What are the main caracteristics of the different housing loan types (rate types, terms, repayment...)?
Conventional housing loan (fixed interest rate)
- equal monthly instalments during the chosen fixed interest rate period,
- secures your budget by protecting you against interest rate increases,
- terms of fixed interest rates (until revision): 5, 10, 12, 15, 20, 25, 30 or 35 years,
- maximum term of the loan: 35 years,
- the full or partial early repayment of a fixed interest rate loan without payment of an early repayment indemnity is limited to the interest rate resetting periods with 15 days’ prior written notice to be sent to Spuerkeess,
- outside of the interest rate resetting periods, full or partial early repayment shall be possible only with fifteen (15) days written notice to be sent by the borrower to Spuerkeess, after obtaining the prior written consent of Spuerkeess, and in exchange for payment by debiting the loan account for a breakage cost. The early repayment indemnity is calculated on the basis of the terms fixed at the signing of the loan in accordance with the legal provisions in force. Subject to fulfilling the conditions provided by law, the early repayment indemnity may thus be limited by a ceiling of six months’ interest calculated on the repaid amount. Note that the law excludes the financing of rental property from this ceiling.
Flexibility Loan
With the Flexibility Loan, your housing loan benefits from a flexible repayment formula that adapts to your age and life situation!

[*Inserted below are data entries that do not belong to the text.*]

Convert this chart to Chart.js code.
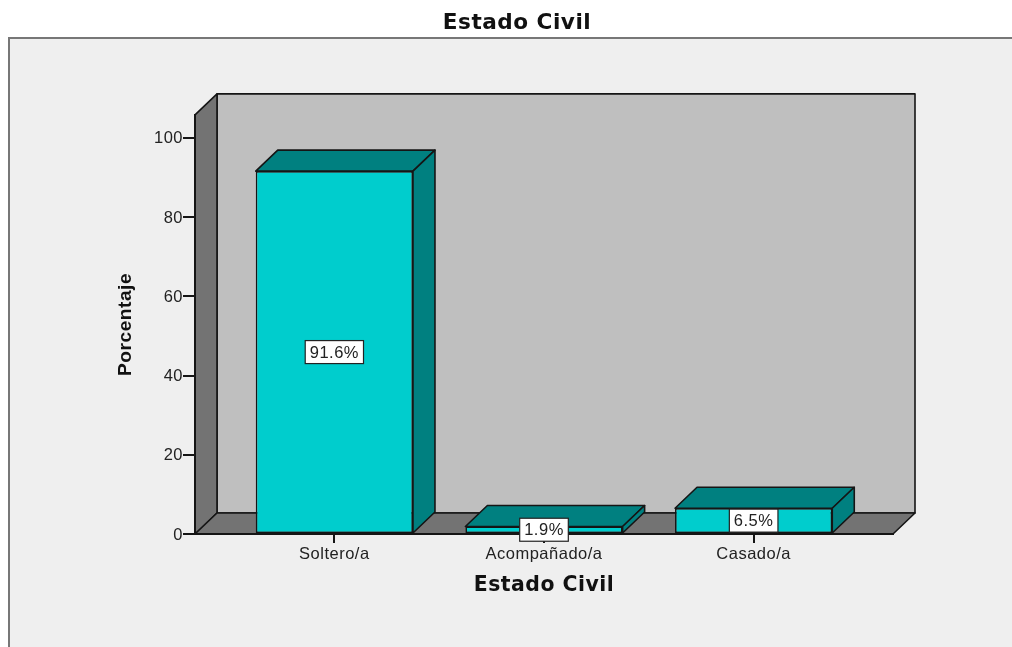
<!DOCTYPE html>
<html><head><meta charset="utf-8">
<style>
html,body{margin:0;padding:0;background:#fff;width:1012px;height:647px;overflow:hidden}
#panel{position:absolute;left:8px;top:37px;width:1004px;height:610px;background:#efefef;border-left:2px solid #777;border-top:2px solid #777;box-sizing:border-box}
canvas{position:absolute;left:0;top:0;filter:blur(0.35px)}
</style>
<script src="https://cdn.jsdelivr.net/npm/chart.js@4/dist/chart.umd.min.js"></script>
</head><body>
<div id="panel"></div>
<canvas id="c" width="1012" height="647"></canvas>
<script>
const categories = ['Soltero/a', 'Acompañado/a', 'Casado/a'];
const percentages = [91.6, 1.9, 6.5];
const yTicks = [0, 20, 40, 60, 80, 100];
const chartTitle = 'Estado Civil';
const xTitle = 'Estado Civil';
const yTitle = 'Porcentaje';

const DX = 22, DY = 21;
const EDGE = '#151515';
const labelFont = '16.5px "Liberation Sans", Arial, sans-serif';
const titleFont = {family: '"DejaVu Sans"', weight: 'bold', size: 21.6};
const xTitleFont = {family: '"DejaVu Sans"', weight: 'bold', size: 20.4};

function poly(ctx, pts, fill) {
  ctx.beginPath();
  pts.forEach((p, i) => i ? ctx.lineTo(p[0], p[1]) : ctx.moveTo(p[0], p[1]));
  ctx.closePath();
  ctx.fillStyle = fill;
  ctx.fill();
  ctx.lineWidth = 1.6;
  ctx.lineJoin = 'round';
  ctx.strokeStyle = EDGE;
  ctx.stroke();
}

const box3d = {
  id: 'box3d',
  afterLayout(chart) {
    chart.titleBlock.left = 22;
    chart.titleBlock.right = chart.width;
  },
  beforeDraw(chart) {
    const {ctx, chartArea: a} = chart;
    ctx.letterSpacing = '0.5px';
    ctx.save();
    poly(ctx, [[a.left + DX, a.top - DY], [a.right + DX, a.top - DY], [a.right + DX, a.bottom - DY], [a.left + DX, a.bottom - DY]], '#bfbfbf');
    poly(ctx, [[a.left, a.bottom], [a.left, a.top], [a.left + DX, a.top - DY], [a.left + DX, a.bottom - DY]], '#737373');
    poly(ctx, [[a.left, a.bottom], [a.left + DX, a.bottom - DY], [a.right + DX, a.bottom - DY], [a.right, a.bottom]], '#737373');
    ctx.restore();
  },
  afterDatasetsDraw(chart) {
    const ctx = chart.ctx;
    ctx.save();
    chart.getDatasetMeta(0).data.forEach(bar => {
      const l = bar.x - bar.width / 2, r = bar.x + bar.width / 2, t = bar.y, b = bar.base;
      poly(ctx, [[l, t], [l + DX, t - DY], [r + DX, t - DY], [r, t]], '#008080');
      poly(ctx, [[r, t], [r + DX, t - DY], [r + DX, b - DY], [r, b]], '#008080');
    });
    ctx.restore();
  },
  afterDraw(chart) {
    const ctx = chart.ctx;
    ctx.save();
    ctx.font = labelFont;
    ctx.textAlign = 'center';
    ctx.textBaseline = 'middle';
    chart.getDatasetMeta(0).data.forEach((bar, i) => {
      const text = percentages[i].toFixed(1) + '%';
      const w = ctx.measureText(text).width + 9, h = 23;
      const cy = (bar.y + bar.base) / 2;
      ctx.fillStyle = '#fff';
      ctx.fillRect(bar.x - w / 2, cy - h / 2, w, h);
      ctx.strokeStyle = '#222';
      ctx.lineWidth = 1.2;
      ctx.strokeRect(bar.x - w / 2, cy - h / 2, w, h);
      ctx.fillStyle = '#222';
      ctx.fillText(text, bar.x, cy + 1);
    });
    ctx.restore();
  }
};

new Chart(document.getElementById('c'), {
  type: 'bar',
  plugins: [box3d],
  data: {
    labels: categories,
    datasets: [{
      data: percentages.map((v, i) => ({x: i, y: v})),
      backgroundColor: '#00cdcd',
      borderColor: EDGE,
      borderWidth: 1.6,
      borderSkipped: false,
      barPercentage: 0.75,
      categoryPercentage: 1
    }]
  },
  options: {
    responsive: false,
    animation: false,
    devicePixelRatio: 1,
    layout: {padding: {left: 22, right: 119, top: 0, bottom: 0}},
    plugins: {
      legend: {display: false},
      tooltip: {enabled: false},
      title: {
        display: true,
        text: chartTitle,
        color: '#111',
        font: titleFont,
        padding: {top: 10, bottom: 79}
      }
    },
    scales: {
      x: {
        type: 'linear',
        offset: false,
        min: -0.6647,
        max: 2.6647,
        afterBuildTicks(s) { s.ticks = categories.map((_, i) => ({value: i})); },
        afterFit(s) { s.height = 113; },
        grid: {offset: false, drawOnChartArea: false, drawTicks: true, tickLength: 9, color: EDGE, lineWidth: 2},
        border: {display: true, color: EDGE, width: 2},
        ticks: {
          callback: v => categories[v],
          autoSkip: false,
          maxRotation: 0,
          padding: 2,
          color: '#222',
          font: {family: '"Liberation Sans"', size: 16.5}
        },
        title: {display: true, text: xTitle, color: '#111', font: xTitleFont, padding: {top: 10, bottom: 49}}
      },
      y: {
        min: 0,
        max: 105.8,
        afterBuildTicks(s) { s.ticks = yTicks.map(v => ({value: v})); },
        afterFit(s) { s.width = 173; },
        grid: {drawOnChartArea: false, drawTicks: true, tickLength: 12, color: EDGE, lineWidth: 2},
        border: {display: true, color: EDGE, width: 2},
        ticks: {padding: 0, labelOffset: 1, color: '#222', font: {family: '"Liberation Sans"', size: 16.5}},
        title: {
          display: true,
          text: yTitle,
          color: '#111',
          font: {family: '"Liberation Sans"', weight: 'bold', size: 19.2},
          padding: {top: 92, bottom: 0}
        }
      }
    }
  }
});
</script>
</body></html>
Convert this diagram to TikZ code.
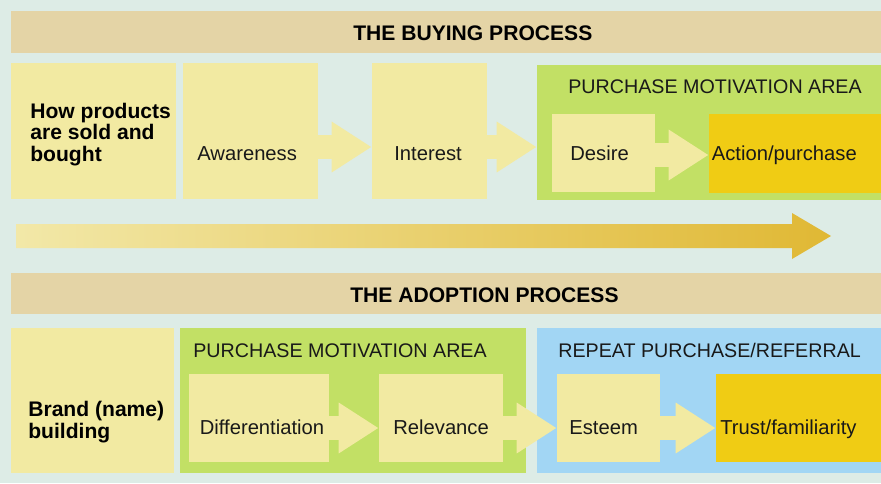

Young professional: to make it easier for you to become a homeowner, you pay less at the start of the loan and the monthly repayments are adjusted throughout your career.
Future pensioner: during your working life, your monthly repayments are higher and once you retire, they are reduced.
Investor: your repayments are reduced throughout the term of the loan to help you balance your cash flow. The outstanding balance must be repaid at the latest by the end of the loan term.